2. Use the Covid-19 crisis to institutionalize and build up the primary health-care system, the necessary base nationwide for the successful implementation of a universal health-care system, as successfully illustrated by the experiences of Cuba, Thailand and Vietnam. The building up of the primary health-care system requires the establishment of a clinic and health facilities as well as the hiring of needed health personnel.
However, the role of a primary health-care system is a complex one. The WHO’s Alma-Ata Declaration of 1978 explains it as follows: “Primary health care is essential health care based on practical, scientifically sound and socially acceptable methods and technology made universally accessible to individuals and families in the community through their full participation and at a cost that the community and country can afford to maintain at every stage of their development in the spirit of self reliance and self-determination.” It addresses the “health problems in the community, providing promotive, preventive, curative and rehabilitative services.”

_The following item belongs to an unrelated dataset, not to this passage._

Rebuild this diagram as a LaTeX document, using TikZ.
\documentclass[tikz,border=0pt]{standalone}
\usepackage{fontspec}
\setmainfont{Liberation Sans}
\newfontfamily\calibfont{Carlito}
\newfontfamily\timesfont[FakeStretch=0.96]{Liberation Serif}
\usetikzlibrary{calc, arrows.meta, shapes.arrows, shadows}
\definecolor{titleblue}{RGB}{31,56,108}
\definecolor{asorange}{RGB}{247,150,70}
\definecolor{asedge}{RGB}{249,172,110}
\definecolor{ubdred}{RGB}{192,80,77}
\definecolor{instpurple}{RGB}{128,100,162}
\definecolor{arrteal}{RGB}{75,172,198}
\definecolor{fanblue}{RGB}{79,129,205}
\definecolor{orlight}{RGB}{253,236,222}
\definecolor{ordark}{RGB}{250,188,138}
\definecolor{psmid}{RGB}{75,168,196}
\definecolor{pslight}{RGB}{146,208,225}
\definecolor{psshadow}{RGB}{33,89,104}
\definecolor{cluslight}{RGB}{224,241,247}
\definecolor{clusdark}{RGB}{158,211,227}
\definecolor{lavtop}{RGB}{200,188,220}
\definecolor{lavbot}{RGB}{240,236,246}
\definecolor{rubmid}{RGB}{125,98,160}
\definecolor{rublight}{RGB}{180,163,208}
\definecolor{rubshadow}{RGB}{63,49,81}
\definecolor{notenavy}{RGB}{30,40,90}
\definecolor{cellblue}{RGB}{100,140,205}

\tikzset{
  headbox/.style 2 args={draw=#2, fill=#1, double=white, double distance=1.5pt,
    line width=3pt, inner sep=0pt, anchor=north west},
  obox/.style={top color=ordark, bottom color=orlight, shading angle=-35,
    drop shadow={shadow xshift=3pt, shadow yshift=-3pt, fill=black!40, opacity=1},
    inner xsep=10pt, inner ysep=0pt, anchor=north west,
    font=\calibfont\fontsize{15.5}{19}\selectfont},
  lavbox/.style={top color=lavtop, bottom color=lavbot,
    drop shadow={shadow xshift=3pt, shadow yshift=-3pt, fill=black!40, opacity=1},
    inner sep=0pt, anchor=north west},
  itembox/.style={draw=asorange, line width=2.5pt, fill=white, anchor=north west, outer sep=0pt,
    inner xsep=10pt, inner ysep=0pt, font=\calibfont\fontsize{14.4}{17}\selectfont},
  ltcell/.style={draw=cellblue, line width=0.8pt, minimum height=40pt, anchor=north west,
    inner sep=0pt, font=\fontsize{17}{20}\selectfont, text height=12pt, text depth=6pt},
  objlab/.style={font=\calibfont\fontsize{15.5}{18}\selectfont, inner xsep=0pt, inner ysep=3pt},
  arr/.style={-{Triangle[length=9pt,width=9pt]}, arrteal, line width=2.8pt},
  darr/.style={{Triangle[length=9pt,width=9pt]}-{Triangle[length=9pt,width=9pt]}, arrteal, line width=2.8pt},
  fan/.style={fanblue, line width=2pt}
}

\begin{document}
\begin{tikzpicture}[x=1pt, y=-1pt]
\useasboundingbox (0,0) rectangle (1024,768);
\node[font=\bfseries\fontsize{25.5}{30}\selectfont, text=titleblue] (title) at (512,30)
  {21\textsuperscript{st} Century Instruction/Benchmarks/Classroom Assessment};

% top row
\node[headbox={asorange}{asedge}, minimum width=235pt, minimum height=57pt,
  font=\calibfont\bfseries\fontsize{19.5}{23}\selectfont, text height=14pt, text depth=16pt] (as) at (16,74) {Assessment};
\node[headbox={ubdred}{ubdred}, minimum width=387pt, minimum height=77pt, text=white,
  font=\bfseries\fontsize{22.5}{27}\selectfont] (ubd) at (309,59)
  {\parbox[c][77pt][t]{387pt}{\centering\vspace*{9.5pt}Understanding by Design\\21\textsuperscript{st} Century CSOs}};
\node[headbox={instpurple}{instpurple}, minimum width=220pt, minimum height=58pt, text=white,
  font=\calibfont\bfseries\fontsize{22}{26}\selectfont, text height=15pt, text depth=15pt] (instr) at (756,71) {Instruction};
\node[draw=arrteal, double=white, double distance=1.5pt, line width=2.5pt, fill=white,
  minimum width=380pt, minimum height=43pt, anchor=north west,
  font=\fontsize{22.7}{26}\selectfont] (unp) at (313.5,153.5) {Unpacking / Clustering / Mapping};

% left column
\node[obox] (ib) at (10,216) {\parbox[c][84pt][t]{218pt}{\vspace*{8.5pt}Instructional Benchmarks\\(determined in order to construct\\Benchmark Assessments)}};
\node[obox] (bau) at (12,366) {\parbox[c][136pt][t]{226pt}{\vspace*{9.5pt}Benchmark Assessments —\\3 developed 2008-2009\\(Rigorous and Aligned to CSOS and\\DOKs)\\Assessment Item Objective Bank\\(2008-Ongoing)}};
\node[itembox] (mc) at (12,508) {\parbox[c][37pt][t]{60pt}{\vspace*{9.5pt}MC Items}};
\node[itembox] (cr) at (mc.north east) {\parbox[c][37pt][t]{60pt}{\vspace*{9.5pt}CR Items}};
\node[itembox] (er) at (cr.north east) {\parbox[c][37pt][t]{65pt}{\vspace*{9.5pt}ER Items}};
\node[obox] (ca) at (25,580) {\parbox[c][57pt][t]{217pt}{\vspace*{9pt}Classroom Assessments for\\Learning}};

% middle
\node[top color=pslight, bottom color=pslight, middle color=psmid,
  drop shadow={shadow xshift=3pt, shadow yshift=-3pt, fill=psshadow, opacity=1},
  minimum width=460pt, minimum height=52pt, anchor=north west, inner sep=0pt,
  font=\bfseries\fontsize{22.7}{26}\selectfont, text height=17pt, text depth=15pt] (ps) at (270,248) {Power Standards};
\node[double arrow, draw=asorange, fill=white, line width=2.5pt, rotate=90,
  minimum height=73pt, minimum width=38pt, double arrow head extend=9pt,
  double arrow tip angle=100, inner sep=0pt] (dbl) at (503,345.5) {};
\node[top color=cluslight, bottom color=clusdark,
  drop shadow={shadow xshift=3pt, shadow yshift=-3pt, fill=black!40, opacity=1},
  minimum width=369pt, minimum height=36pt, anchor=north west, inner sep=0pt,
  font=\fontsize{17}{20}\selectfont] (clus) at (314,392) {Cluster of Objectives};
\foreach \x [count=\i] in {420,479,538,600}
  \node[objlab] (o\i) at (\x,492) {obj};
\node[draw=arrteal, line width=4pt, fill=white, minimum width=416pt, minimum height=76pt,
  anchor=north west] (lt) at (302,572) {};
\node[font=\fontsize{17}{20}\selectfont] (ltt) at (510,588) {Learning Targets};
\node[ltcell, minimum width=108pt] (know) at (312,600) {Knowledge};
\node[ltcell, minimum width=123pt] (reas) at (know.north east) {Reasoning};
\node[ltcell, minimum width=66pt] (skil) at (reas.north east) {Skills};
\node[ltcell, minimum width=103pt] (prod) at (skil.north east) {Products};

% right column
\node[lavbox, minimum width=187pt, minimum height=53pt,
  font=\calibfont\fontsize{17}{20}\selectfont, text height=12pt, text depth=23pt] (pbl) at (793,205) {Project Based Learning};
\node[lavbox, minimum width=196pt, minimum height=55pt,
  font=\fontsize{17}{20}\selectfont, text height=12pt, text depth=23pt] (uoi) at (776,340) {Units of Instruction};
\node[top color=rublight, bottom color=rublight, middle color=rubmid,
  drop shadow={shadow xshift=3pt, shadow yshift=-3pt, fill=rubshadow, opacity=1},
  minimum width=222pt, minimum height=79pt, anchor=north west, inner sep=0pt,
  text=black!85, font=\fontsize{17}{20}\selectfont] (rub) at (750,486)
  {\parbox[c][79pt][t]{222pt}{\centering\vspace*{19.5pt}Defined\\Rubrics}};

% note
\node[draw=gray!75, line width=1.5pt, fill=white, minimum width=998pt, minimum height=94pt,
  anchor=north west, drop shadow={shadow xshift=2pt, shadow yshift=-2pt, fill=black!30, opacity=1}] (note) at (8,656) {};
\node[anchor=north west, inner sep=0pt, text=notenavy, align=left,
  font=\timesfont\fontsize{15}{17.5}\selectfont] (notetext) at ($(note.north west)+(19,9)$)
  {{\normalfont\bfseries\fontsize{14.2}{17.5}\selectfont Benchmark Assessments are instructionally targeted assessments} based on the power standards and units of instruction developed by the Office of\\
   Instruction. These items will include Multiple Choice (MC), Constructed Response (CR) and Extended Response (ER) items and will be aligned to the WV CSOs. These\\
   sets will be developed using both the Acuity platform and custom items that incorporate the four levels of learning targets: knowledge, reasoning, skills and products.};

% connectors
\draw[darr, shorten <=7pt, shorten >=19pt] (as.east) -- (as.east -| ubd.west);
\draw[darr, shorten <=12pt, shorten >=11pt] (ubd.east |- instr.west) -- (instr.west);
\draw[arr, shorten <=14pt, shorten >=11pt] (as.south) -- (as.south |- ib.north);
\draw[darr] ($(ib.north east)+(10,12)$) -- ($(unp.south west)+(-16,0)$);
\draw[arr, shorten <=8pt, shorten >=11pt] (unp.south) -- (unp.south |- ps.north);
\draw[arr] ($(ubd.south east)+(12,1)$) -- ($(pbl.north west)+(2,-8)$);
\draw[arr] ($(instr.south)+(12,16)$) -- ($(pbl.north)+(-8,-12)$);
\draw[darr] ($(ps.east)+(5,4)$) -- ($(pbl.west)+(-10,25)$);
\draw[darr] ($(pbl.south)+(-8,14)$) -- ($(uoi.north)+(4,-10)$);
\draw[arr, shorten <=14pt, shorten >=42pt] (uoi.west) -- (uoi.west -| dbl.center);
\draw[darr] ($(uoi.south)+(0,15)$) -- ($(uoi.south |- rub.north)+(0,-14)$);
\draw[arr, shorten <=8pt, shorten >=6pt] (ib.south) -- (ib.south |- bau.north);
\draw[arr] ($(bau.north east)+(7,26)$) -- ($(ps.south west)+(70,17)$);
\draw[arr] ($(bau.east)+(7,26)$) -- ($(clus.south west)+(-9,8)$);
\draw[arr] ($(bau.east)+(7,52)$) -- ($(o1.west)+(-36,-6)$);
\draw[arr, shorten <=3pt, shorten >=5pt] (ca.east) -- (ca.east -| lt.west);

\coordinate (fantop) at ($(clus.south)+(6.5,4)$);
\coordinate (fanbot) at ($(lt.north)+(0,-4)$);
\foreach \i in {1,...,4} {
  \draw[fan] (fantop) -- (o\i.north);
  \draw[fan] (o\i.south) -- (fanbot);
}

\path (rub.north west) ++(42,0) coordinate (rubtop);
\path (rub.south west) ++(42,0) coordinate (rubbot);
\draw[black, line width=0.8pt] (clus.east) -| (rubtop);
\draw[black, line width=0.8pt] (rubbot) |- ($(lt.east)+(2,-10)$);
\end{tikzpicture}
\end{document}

But in addition, the system also involves the “promotion of food supply and proper nutrition” as well as coordination in relation to “aspects of national and community development, in particular agriculture, animal husbandry, food, industry, education, housing, public works, communications and other sectors.” In short, community wellness in Covid times should be developed around the idea of a well-functioning system of primary health-care system, which addresses the community health, economic and livelihood concerns in a holistic manner.
3. Revive livelihoods and jobs at the community level without violating the rules on management of the spread of the virus such as social distancing and wearing of safety masks. Here the role of social dialogue, consultations and problem-solving at the community level is critical. Very often the informal workers and commnuity-based micro and solo enterprises are ignored or forgotten in existing and proposed stimulus packages. One explanation is that many informal workers have livelihoods that are not registered and are not counted under the MSME business grouping. These include the home-based workers, street vendors, jeepney/tricycle drivers, service workers contacted through the barangay or cellular communication, informal construction workers, and so on.
As to the micro and family businesses, they are usually cited as the justification for the stimulus packages. However, experience shows that these businesses, which constitute almost a million, are usually left out in national policy formulation on government assistance to distressed businesses. The government is understandably comfortable talking on the details of stimulus packages with the big industry associations and established business chambers.
The challenge then is for the government, at the national and local levels, to work out stimulus plans involving the most vulnerable or weakest in the MSME cluster. One way of approaching this is for government officials to find out the situation at the community level and talk directly to the people. During the ECQ in Metro Manila, some visionary mayors like Vico Sotto did just that, by going around various communities and working out practical solutions on maintaining livelihoods by consulting and talking directly to those affected by the ECQ.
In the end, organized, disciplined and empowered communities are better partners and allies for the government compared to docile and vision-less quarantined communities.